- [Records]:
════════════════════

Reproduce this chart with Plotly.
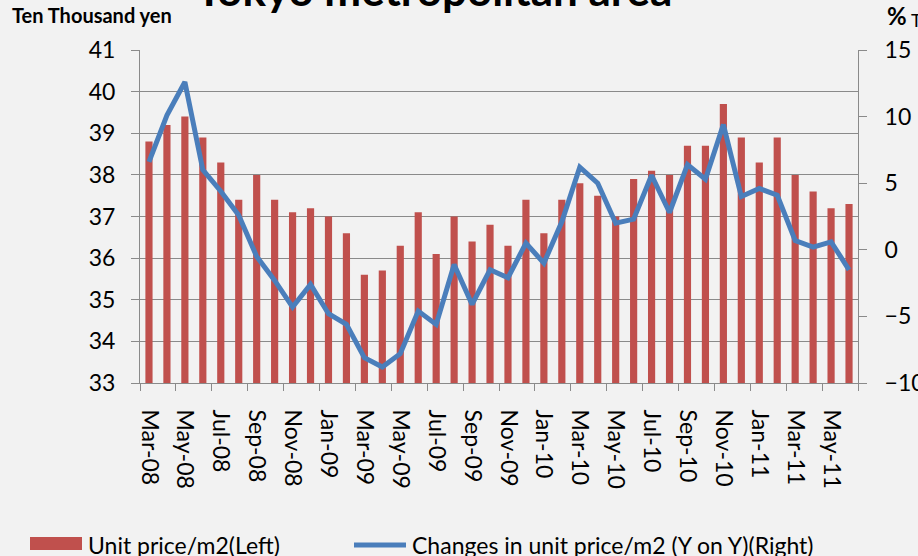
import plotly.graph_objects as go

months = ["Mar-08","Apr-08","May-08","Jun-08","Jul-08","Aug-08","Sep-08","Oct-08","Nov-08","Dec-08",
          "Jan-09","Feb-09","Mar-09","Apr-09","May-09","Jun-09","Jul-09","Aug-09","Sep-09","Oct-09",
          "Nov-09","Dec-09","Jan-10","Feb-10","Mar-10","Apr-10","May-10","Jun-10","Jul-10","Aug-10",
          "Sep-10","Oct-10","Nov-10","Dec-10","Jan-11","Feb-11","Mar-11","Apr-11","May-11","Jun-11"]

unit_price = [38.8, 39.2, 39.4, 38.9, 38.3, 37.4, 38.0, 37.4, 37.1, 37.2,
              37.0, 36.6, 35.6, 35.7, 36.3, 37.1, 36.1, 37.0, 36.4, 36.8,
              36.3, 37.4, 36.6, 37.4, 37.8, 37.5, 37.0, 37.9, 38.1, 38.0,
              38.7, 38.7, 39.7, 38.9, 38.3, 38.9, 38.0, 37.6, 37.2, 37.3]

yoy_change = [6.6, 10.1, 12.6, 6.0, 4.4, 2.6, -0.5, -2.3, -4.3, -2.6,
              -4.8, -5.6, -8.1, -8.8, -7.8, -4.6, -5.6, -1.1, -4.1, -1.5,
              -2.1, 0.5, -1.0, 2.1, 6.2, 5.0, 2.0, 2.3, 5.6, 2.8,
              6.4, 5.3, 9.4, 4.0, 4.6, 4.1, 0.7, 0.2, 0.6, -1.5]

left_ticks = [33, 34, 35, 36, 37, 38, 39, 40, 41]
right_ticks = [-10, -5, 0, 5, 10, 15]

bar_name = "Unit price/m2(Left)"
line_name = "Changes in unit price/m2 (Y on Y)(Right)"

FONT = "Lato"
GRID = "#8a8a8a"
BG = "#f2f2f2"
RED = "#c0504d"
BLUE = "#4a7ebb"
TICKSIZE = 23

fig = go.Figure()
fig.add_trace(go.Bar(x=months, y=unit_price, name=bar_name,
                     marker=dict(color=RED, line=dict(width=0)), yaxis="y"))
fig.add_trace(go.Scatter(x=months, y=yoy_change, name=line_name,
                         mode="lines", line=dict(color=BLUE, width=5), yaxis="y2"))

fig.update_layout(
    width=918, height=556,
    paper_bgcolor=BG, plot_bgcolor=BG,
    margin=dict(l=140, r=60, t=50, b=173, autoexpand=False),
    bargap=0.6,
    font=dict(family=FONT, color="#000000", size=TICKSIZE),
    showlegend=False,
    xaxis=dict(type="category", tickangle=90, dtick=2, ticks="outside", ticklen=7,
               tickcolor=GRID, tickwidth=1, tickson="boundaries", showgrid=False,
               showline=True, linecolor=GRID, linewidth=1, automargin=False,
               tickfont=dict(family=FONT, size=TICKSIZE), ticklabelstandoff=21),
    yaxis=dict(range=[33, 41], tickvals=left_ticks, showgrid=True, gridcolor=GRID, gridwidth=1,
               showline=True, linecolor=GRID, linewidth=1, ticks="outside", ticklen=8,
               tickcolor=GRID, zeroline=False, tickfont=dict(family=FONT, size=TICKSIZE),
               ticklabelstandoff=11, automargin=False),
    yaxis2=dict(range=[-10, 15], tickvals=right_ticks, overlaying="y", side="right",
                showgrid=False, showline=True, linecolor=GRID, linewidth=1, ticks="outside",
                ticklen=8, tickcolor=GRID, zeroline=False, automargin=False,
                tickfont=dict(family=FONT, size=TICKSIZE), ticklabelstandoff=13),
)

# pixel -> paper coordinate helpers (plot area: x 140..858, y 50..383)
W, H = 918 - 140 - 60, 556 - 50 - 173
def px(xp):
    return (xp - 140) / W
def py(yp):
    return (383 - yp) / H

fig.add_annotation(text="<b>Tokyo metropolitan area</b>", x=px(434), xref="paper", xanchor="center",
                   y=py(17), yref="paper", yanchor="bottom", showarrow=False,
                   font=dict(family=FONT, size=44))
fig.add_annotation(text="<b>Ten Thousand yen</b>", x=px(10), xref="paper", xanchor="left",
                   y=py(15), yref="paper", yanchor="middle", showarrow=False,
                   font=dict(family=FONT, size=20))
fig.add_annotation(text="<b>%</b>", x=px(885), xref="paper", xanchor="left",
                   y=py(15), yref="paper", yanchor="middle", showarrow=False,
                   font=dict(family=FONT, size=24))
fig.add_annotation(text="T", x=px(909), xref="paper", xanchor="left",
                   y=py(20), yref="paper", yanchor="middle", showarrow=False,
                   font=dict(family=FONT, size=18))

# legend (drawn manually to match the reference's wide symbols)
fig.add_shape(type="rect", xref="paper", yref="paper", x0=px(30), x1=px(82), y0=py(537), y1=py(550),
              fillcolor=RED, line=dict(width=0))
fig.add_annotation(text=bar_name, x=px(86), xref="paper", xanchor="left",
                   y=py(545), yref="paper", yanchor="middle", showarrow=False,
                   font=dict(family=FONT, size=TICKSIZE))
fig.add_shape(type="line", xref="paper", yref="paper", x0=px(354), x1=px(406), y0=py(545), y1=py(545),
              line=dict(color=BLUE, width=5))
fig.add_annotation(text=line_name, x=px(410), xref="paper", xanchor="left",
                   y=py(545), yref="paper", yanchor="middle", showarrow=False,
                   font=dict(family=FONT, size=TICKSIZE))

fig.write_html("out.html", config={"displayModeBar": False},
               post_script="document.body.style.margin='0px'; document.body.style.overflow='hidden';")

════════════════════

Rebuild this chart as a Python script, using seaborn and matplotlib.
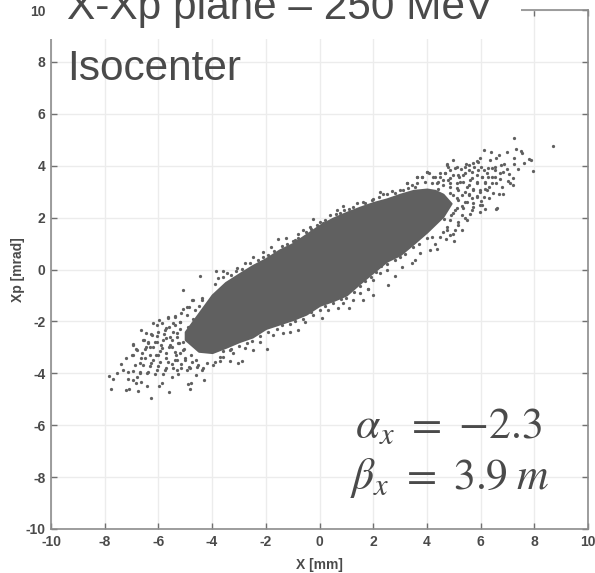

════════════════════

- [What this task involves]: From the line containing "Reproduce this chart with Plotly." to the line containing "38.7, 38.7, 39.7, 38.9, 38.3, 38.9, 38.0, 37.6, 37.2, 37.3]", both lines included, give the text again exactly, without any pictures.

- [Final result]:
Reproduce this chart with Plotly.
import plotly.graph_objects as go

months = ["Mar-08","Apr-08","May-08","Jun-08","Jul-08","Aug-08","Sep-08","Oct-08","Nov-08","Dec-08",
          "Jan-09","Feb-09","Mar-09","Apr-09","May-09","Jun-09","Jul-09","Aug-09","Sep-09","Oct-09",
          "Nov-09","Dec-09","Jan-10","Feb-10","Mar-10","Apr-10","May-10","Jun-10","Jul-10","Aug-10",
          "Sep-10","Oct-10","Nov-10","Dec-10","Jan-11","Feb-11","Mar-11","Apr-11","May-11","Jun-11"]

unit_price = [38.8, 39.2, 39.4, 38.9, 38.3, 37.4, 38.0, 37.4, 37.1, 37.2,
              37.0, 36.6, 35.6, 35.7, 36.3, 37.1, 36.1, 37.0, 36.4, 36.8,
              36.3, 37.4, 36.6, 37.4, 37.8, 37.5, 37.0, 37.9, 38.1, 38.0,
              38.7, 38.7, 39.7, 38.9, 38.3, 38.9, 38.0, 37.6, 37.2, 37.3]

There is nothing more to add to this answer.